# Records shown
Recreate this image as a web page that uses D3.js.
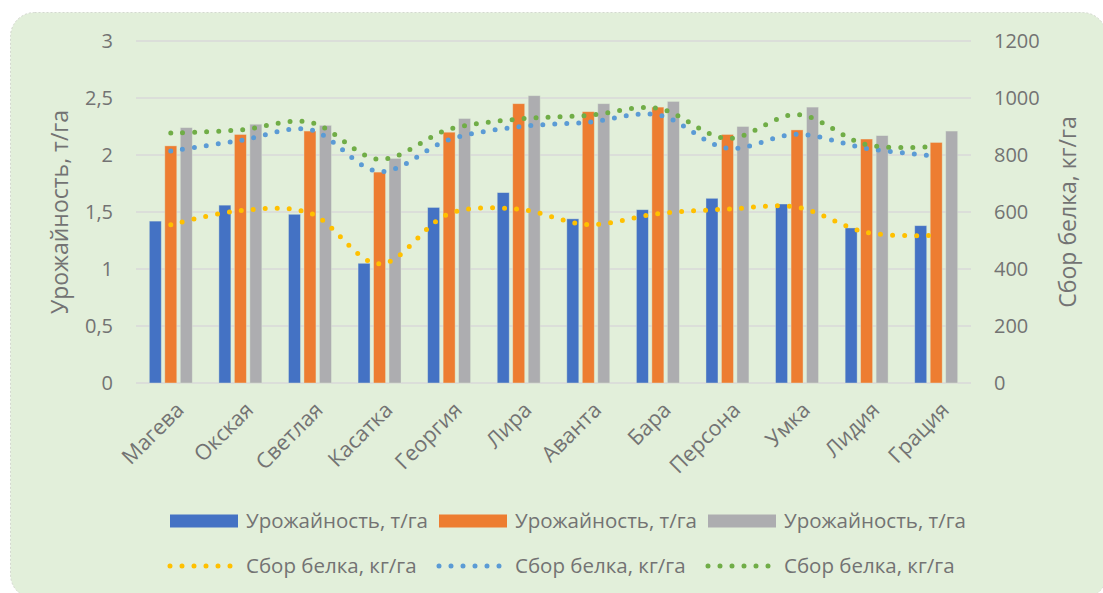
==
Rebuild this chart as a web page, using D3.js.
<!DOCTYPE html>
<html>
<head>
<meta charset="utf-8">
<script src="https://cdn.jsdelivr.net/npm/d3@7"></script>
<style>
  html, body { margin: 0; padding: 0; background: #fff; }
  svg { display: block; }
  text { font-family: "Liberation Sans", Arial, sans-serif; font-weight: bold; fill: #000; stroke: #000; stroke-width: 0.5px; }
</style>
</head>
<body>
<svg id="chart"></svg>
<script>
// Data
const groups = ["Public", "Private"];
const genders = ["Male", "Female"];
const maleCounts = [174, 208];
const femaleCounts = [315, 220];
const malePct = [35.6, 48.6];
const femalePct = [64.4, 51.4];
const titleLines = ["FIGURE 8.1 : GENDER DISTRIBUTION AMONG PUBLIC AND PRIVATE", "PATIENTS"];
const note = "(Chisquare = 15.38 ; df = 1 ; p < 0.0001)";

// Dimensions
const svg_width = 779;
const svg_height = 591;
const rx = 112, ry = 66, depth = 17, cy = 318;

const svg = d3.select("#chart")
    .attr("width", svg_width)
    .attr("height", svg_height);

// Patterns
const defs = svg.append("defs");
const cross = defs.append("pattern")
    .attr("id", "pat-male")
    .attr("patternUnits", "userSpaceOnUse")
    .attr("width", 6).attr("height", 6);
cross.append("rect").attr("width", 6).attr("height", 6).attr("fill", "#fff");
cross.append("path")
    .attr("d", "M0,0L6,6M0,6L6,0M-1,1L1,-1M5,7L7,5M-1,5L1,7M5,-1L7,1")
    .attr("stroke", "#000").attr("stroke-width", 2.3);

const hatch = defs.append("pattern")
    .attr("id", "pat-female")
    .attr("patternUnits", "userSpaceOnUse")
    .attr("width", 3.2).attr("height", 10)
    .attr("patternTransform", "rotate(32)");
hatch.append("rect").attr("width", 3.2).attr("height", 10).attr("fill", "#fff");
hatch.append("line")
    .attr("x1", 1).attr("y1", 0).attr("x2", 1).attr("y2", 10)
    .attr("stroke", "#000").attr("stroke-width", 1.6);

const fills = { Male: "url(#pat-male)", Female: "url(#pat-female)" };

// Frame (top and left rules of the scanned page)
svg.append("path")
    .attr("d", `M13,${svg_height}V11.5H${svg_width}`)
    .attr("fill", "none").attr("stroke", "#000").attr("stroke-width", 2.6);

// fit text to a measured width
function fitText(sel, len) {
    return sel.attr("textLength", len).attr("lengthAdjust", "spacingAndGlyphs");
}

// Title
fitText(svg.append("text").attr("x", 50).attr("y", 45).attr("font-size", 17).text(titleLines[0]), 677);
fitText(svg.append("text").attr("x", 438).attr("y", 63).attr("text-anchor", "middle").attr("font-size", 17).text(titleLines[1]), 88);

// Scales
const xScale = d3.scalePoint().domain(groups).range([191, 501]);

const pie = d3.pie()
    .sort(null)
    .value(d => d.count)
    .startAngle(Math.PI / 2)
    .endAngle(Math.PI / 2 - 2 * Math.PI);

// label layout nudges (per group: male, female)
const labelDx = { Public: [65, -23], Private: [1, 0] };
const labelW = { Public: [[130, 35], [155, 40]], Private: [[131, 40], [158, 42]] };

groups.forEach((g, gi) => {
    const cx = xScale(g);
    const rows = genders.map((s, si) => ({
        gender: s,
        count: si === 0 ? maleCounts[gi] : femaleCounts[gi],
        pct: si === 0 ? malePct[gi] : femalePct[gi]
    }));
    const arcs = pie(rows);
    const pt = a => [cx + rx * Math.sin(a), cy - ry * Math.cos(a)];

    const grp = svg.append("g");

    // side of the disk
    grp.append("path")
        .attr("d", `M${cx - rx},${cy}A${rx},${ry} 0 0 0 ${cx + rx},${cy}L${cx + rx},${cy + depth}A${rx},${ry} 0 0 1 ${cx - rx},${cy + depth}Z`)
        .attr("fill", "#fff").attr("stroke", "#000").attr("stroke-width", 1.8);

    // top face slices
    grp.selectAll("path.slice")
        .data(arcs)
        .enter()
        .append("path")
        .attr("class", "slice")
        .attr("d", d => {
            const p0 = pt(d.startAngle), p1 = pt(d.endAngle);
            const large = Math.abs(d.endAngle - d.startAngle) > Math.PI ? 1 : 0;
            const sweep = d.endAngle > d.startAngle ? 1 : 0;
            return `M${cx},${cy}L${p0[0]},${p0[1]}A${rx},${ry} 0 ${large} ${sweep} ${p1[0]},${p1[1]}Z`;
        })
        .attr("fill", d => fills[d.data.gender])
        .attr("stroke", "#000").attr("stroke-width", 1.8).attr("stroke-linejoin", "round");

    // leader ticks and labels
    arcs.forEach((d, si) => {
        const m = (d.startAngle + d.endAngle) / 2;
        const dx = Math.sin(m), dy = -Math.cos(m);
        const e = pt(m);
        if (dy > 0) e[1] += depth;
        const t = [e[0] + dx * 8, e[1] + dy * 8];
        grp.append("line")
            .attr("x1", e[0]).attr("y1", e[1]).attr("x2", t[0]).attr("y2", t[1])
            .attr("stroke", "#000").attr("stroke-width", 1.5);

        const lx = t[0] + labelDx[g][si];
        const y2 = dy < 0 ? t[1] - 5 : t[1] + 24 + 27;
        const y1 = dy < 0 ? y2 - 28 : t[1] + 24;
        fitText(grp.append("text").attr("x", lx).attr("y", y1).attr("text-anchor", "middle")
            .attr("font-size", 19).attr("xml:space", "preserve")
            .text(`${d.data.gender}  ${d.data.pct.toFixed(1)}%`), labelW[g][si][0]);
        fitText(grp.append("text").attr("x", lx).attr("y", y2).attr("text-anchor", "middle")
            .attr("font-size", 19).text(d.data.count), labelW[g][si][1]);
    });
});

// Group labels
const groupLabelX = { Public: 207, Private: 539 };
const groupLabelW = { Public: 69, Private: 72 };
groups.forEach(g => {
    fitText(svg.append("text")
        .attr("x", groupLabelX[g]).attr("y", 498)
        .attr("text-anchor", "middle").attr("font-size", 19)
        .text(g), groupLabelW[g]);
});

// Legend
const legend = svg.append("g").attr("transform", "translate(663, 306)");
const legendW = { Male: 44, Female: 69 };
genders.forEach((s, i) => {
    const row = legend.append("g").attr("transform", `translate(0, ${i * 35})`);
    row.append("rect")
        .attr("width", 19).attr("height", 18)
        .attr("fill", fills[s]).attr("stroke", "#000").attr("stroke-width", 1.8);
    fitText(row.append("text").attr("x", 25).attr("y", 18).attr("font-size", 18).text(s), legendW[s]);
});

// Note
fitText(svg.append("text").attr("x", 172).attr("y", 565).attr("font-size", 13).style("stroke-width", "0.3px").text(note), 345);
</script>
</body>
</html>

# What you should do
Select and copy every line from the records that includes the word "chart".

# Task answer
Rebuild this chart as a web page, using D3.js.
<svg id="chart"></svg>
const svg = d3.select("#chart")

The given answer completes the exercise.